Quatre problèmes avec les mots bidons

Au-delà du côté comique, que mes participants saisissent rapidement, l’utilisation de ces mots bidons est réellement problématique pour plusieurs raisons.
Premièrement, ils masquent une pensée confuse. On les balance dans la discussion comme une sorte de joker. “Pourquoi telle entreprise a échoué dans son projet? Parce qu’ils n’ont pas été assez agiles.” Et hop, emballé c’est pesé, on passe au cas suivant.

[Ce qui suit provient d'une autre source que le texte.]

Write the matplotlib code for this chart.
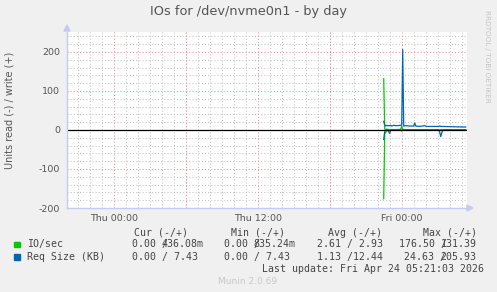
"""Munin style IOs-by-day graph for /dev/nvme0n1."""

import matplotlib

matplotlib.use("Agg")
import matplotlib.pyplot as plt
import pandas as pd
from matplotlib.ticker import MultipleLocator, FixedLocator

# 5-minute samples, read plotted as negative, write as positive
io_times = ["2026-04-23 22:30", "2026-04-23 22:35", "2026-04-23 22:40",
            "2026-04-23 22:45", "2026-04-23 22:50", "2026-04-23 23:00",
            "2026-04-23 23:20", "2026-04-23 23:50", "2026-04-23 23:55",
            "2026-04-24 00:00", "2026-04-24 00:05", "2026-04-24 00:10",
            "2026-04-24 01:00", "2026-04-24 03:00", "2026-04-24 05:20"]
io_read = [176.5, 10.0, 6.0, 2.0, 0.5, 0.3, 0.2, 0.2, 1.0,
           3.0, 0.5, 0.2, 0.1, 0.0, 0.0]
io_write = [131.39, 2.0, 1.5, 2.0, 1.5, 1.2, 1.0, 1.2, 3.0,
            9.0, 1.0, 0.6, 0.5, 0.4, 0.436]

req_times = ["2026-04-23 22:30", "2026-04-23 22:35", "2026-04-23 22:40",
             "2026-04-23 22:45", "2026-04-23 22:50", "2026-04-23 23:00",
             "2026-04-23 23:05", "2026-04-23 23:10", "2026-04-23 23:20",
             "2026-04-23 23:30", "2026-04-23 23:40", "2026-04-23 23:55",
             "2026-04-24 00:00", "2026-04-24 00:05", "2026-04-24 00:10",
             "2026-04-24 00:20", "2026-04-24 00:40", "2026-04-24 01:00",
             "2026-04-24 01:05", "2026-04-24 01:10", "2026-04-24 01:30",
             "2026-04-24 01:55", "2026-04-24 02:05", "2026-04-24 03:05",
             "2026-04-24 03:10", "2026-04-24 03:15", "2026-04-24 03:20",
             "2026-04-24 03:25", "2026-04-24 04:30", "2026-04-24 05:20"]
req_read = [24.63, 4.0, 0.0, 0.0, 0.0, 9.0, 0.0, 0.0, 0.0,
            0.0, 0.0, 0.0, 0.0, 0.0, 0.0, 0.0, 0.0, 0.0,
            0.0, 0.0, 0.0, 0.0, 0.0, 0.0, 6.0, 17.0, 8.0,
            0.0, 0.0, 0.0]
req_write = [22.0, 13.0, 10.0, 12.0, 11.0, 11.0, 12.0, 10.0, 12.0,
             11.0, 11.0, 12.0, 12.0, 205.93, 10.0, 11.0, 10.0, 10.0,
             18.0, 10.0, 9.0, 11.0, 9.0, 9.0, 10.0, 9.0, 9.0,
             9.0, 8.0, 7.43]

x_tick_hours = [0, 12, 24]
x_tick_labels = ["Thu 00:00", "Thu 12:00", "Fri 00:00"]
y_ticks = [-200, -100, 0, 100, 200]

legend_names = ["IO/sec", "Req Size (KB)"]
legend_colors = ["#00cc00", "#0066b3"]
col_headers = ["Cur (-/+)", "Min (-/+)", "Avg (-/+)", "Max (-/+)"]
# (read part, write part, write column offset in characters)
io_cells = [("0.00 /", "436.08m", 5), ("0.00 /", "835.24m", 5),
            ("2.61 / 2.93", "", 0), ("176.50 /", "131.39", 7)]
req_cells = [("0.00 / 7.43", "", 0), ("0.00 / 7.43", "", 0),
             ("1.13 /12.44", "", 0), ("24.63 /", "205.93", 6)]
last_update = "Last update: Fri Apr 24 05:21:03 2026"

BASE = pd.Timestamp("2026-04-23 00:00")


def to_hours(stamps):
    return [(pd.Timestamp(s) - BASE).total_seconds() / 3600 for s in stamps]


W, H = 497, 292
fig = plt.figure(figsize=(W / 100, H / 100), dpi=100, facecolor="#f0f0f0")
ax = fig.add_axes([67 / W, 1 - 208 / H, 400 / W, 176 / H])
ax.set_facecolor("white")

ax.set_xlim(-3.89, 29.44)
ax.set_ylim(-200, 251)

# grid: minor grey, major red, both dotted
minor_c, major_c = "#c4c4c4", "#e49494"
dots = (0, (1, 2))
ax.xaxis.set_minor_locator(MultipleLocator(1))
ax.yaxis.set_minor_locator(MultipleLocator(20))
ax.yaxis.set_major_locator(FixedLocator(y_ticks))
ax.grid(True, which="minor", color=minor_c, linestyle=dots, linewidth=0.75)
ax.grid(True, which="major", axis="y", color=major_c, linestyle=dots, linewidth=0.75)
ax.set_axisbelow(True)
for h in range(-6, 31, 6):
    ax.axvline(h, color=major_c, linestyle=dots, linewidth=0.75, zorder=0.8)

t_io = to_hours(io_times)
t_req = to_hours(req_times)
ax.plot(t_io, [-v for v in io_read], color=legend_colors[0], lw=0.9, zorder=3)
ax.plot(t_io, io_write, color=legend_colors[0], lw=0.9, zorder=3)
ax.plot(t_req, [-v for v in req_read], color=legend_colors[1], lw=0.9, zorder=4)
ax.plot(t_req, req_write, color=legend_colors[1], lw=0.9, zorder=4)
ax.axhline(0, color="black", lw=0.9, zorder=5)

# tick labels
ax.set_xticks(x_tick_hours)
ax.set_xticklabels(x_tick_labels)
ax.set_yticks(y_ticks)
ax.set_yticklabels([str(v) for v in y_ticks])
ax.tick_params(which="both", length=0, labelsize=6.8, labelcolor="#555555")
ax.tick_params(axis="x", pad=4)
ax.tick_params(axis="y", pad=5)

for side in ["top", "right"]:
    ax.spines[side].set_visible(False)
for side in ["left", "bottom"]:
    ax.spines[side].set_color("#c8c8f4")
    ax.spines[side].set_linewidth(1.0)
    ax.spines[side].set_zorder(6)

# axis arrowheads
fig.patches.append(plt.Polygon([[64 / W, 1 - 31 / H], [70 / W, 1 - 31 / H], [67 / W, 1 - 25 / H]],
                               closed=True, transform=fig.transFigure, color="#c8c8f4"))
fig.patches.append(plt.Polygon([[467 / W, 1 - 205 / H], [467 / W, 1 - 211 / H], [473 / W, 1 - 208 / H]],
                               closed=True, transform=fig.transFigure, color="#c8c8f4"))

txt = "#555555"
fig.text(248.5 / W, 1 - 12 / H, "IOs for /dev/nvme0n1 - by day", ha="center", va="center",
         fontsize=9.3, color=txt)
fig.text(10 / W, 1 - 110 / H, "Units read (-) / write (+)", rotation=90, ha="center",
         va="center", fontsize=7, color=txt)
fig.text(487 / W, 1 - 56 / H, "RRDTOOL / TOBI OETIKER", rotation=270, ha="center",
         va="center", fontsize=5.2, color="#c4c4c4")

# legend table
mono = dict(family="DejaVu Sans Mono", fontsize=7.1, color="#444444", va="center")
cw = 5.96
col_x = [131.7, 224.0, 317.3, 399.0]
req_x = [131.7, 224.0, 317.3, 404.3]
head_x = [134.3, 231.0, 327.7, 423.3]
for hx, head in zip(head_x, col_headers):
    fig.text(hx / W, 1 - 232.7 / H, head, ha="left", **mono)

rows = [(244.3, io_cells, col_x), (256.7, req_cells, req_x)]
for (ry, cells, xs), name, color in zip(rows, legend_names, legend_colors):
    fig.patches.append(plt.Rectangle((14.3 / W, 1 - (ry + 2.8) / H), 5.7 / W, 5.6 / H,
                                     transform=fig.transFigure, color=color))
    fig.text(26.7 / W, 1 - ry / H, name, ha="left", **mono)
    for x0, (left, right, off) in zip(xs, cells):
        fig.text(x0 / W, 1 - ry / H, left, ha="left", **mono)
        if right:
            fig.text((x0 + off * cw) / W, 1 - ry / H, right, ha="left", **mono)

fig.text(261.7 / W, 1 - 268.7 / H, last_update, ha="left", **mono)
fig.text(248 / W, 1 - 281 / H, "Munin 2.0.69", ha="center", va="center",
         fontsize=6.5, color="#c8c8c8")

fig.savefig("out.png", dpi=100, facecolor=fig.get_facecolor())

Deuxièmement, les mots bidons traduisent une paresse intellectuelle. Conclure d’une entreprise qui a du mal à innover qu’elle devrait être plus agile, c’est supposer que l’agilité est la réponse à tout, sans avoir pris la peine de définir ce qu’on entend par agilité.

Troisièmement, ces mots bidons nous enferment dans des débats stériles. Je me souviens ainsi d’avoir animé un séminaire où à un moment, trois grands chefs ont commencé à discuter sur leur stratégie de “plateforme”. Le ton est monté assez rapidement. J’étais un peu désemparé – difficile de les faire taire, c’étaient des grands chefs – mais j’ai été sauvé par l’une des trois qui, soudainement, a demandé aux autres comment ils définissaient “plateforme”. Il s’est avéré, mais est-ce une surprise finalement, qu’ils avaient chacun leur propre définition. Ils s’engueulaient alors qu’ils ne parlaient pas de la même chose. Une bonne science commence par une bonne définition dit-on souvent, et cela vaut aussi pour le management s’il veut justifier sa prétention à être une science (au sens de corpus cohérent de connaissances).

Quatrièmement, les mots bidons permettent de tout justifier, et surtout l’incompétence. Ainsi j’ai souvent constaté qu’on ne dit plus désormais “Ce projet est bordélique”, mais “on est en mode agile”. On ne dit plus “Vous n’aurez pas de budget” mais “Vous travaillerez en mode Lean” (…). On ne dit plus “Débrouillez-vous tous seuls!” mais “Travaillez en mode startup!”. On ne dit plus “Ce CEO ne sait pas gérer sa boutique”, mais “Il est visionnaire”.(…)

Et donc dans mes séminaires, nous travaillons sur les ruptures et la transformation organisationnelle en étudiant des cas réels, et nous le faisons avec une consigne très claire que je donne aux participants: vous devez me parler uniquement avec des mots que ma maman pourrait comprendre (ce n’est pas que ma maman est bête, c’est qu’elle a fait biologie, pas management) Ce n’est pas facile. Il faut reprendre les participants plusieurs fois. Mais assez rapidement ils prennent le pli… et apprécient je crois. Nous pouvons enfin penser clairement sur des sujets compliqués.
Et si vous faisiez pareil au quotidien? Et si vous cessiez d’employer tout ce verbiage qui obscurcit votre pensée? C’est important car comme le remarque l’économiste Deirdre McCloskey, le langage est l’essence-même du commerce, et donc du management: on parle pour comprendre, instruire, négocier, convaincre, vendre, acheter, ou concevoir, et même pour fabriquer. La majeure partie du travail d’un manager consiste à parler.
“Mal nommer les choses, c’est ajouter au malheur du monde”, disait Brice Parain (repris par Camus); eh bien, le management a beaucoup ajouté au malheur au monde et il est temps qu’il se calme un peu.